You have worked hard your entire life to build a Nest Egg that will carry you through your golden years. You now want to preserve the value of your Nest Egg. After all, its intended purpose is to augment your income and provide you with the lifestyle you want to enjoy. You can accomplish both by changing your perspective and your portfolio.

The Preservation phase of Financial Planning needs to consider the following:

Risk – Once retired, you should dramatically reduce your risk position in your investment base. The basic principle is if you lose a substantial portion of your Nest Egg to stock market fluctuations you may never recoup your losses. In the worst case scenarios many seniors have had to go back to work.

Rate of Return – You want to achieve the greatest rate of return with the least possibility of loss. Fixed accounts like CD’s, offer a fixed rate of return. Variable accounts like mutual fund returns are based on market performance. Equity-Indexed Annuities offer a fixed rate with a possibility of a significantly greater return if the market indexes go up on an annual basis.

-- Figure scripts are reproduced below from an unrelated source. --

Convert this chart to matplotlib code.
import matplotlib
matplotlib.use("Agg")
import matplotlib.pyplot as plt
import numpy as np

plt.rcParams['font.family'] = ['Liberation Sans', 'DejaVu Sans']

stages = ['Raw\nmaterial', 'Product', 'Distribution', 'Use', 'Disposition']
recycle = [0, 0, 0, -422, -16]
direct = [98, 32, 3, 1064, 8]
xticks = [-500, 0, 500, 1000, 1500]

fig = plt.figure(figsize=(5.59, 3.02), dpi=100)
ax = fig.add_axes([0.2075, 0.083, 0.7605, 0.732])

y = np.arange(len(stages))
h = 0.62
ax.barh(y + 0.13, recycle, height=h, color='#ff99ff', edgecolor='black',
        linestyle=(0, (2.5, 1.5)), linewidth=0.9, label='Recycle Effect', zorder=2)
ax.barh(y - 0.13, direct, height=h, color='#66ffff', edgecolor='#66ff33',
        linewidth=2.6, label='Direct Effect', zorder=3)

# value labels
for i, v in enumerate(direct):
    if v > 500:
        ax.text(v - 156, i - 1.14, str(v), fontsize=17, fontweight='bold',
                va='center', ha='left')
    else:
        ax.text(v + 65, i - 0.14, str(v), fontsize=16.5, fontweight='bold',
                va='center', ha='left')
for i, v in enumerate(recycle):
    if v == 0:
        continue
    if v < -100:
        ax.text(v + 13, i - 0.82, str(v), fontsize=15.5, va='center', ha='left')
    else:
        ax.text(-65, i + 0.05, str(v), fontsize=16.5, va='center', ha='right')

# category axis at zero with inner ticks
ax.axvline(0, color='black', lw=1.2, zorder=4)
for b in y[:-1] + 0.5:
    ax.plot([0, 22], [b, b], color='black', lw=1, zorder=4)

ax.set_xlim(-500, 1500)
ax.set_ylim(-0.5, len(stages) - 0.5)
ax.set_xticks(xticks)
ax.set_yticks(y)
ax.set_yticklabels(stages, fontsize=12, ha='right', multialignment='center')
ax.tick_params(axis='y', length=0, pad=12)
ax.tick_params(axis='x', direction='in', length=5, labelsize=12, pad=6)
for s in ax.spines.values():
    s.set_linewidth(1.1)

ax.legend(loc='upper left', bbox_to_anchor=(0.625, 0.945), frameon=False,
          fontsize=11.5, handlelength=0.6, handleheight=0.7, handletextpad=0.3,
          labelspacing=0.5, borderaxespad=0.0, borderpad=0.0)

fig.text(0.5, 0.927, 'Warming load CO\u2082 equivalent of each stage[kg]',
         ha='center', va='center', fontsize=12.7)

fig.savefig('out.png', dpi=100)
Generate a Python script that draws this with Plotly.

Accessibility – You should maintain a liquid emergency fund equal to six months of living expenses. A home equity line can provide other additional funds for emergencies.

Long-Term funds like IRA’s and Nest Egg money should not be accessed at a greater rate than 4% per year. Using that premise you should never run out of money assuming you are not losing in your investments and your financial plan is sound and achievable.

Insurability – Money in banks and credit unions is insured to $100,000. Money in Equity Indexed Annuities is insured to $300,000. Money in mutual funds and stocks is not insured at all. A home-owners insurance policy will protect from the loss of your home but should be reviewed every 2 years. Life insurance may be vital to your Estate Planning but only if it is cost effective and fits into your overall strategy (usually for tax strategies).

Simplicity – The older and wiser you get, the more simple you want your financial plan to be. Do not hold investments that you do not completely understand nor give your blind faith and trust to an investment broker. Know how your money is invested, where it is invested, and what are the risks involved.

Fees and Money Management Costs – If you are paying fees to an investment broker then your money is probably at risk. Reducing the broker fees may also reduce the risk.

Probate Avoidance – All of your accounts need to have the proper beneficiary designations. This includes: Payable on Death (POD’s) for Bank accounts and Transfer on Death (TOD’s) for brokerage accounts. Any accounts that do not have proper beneficiary designations will go through the probate process. Probate means a delay in distribution to your heirs and significant costs involved that will erode the account values.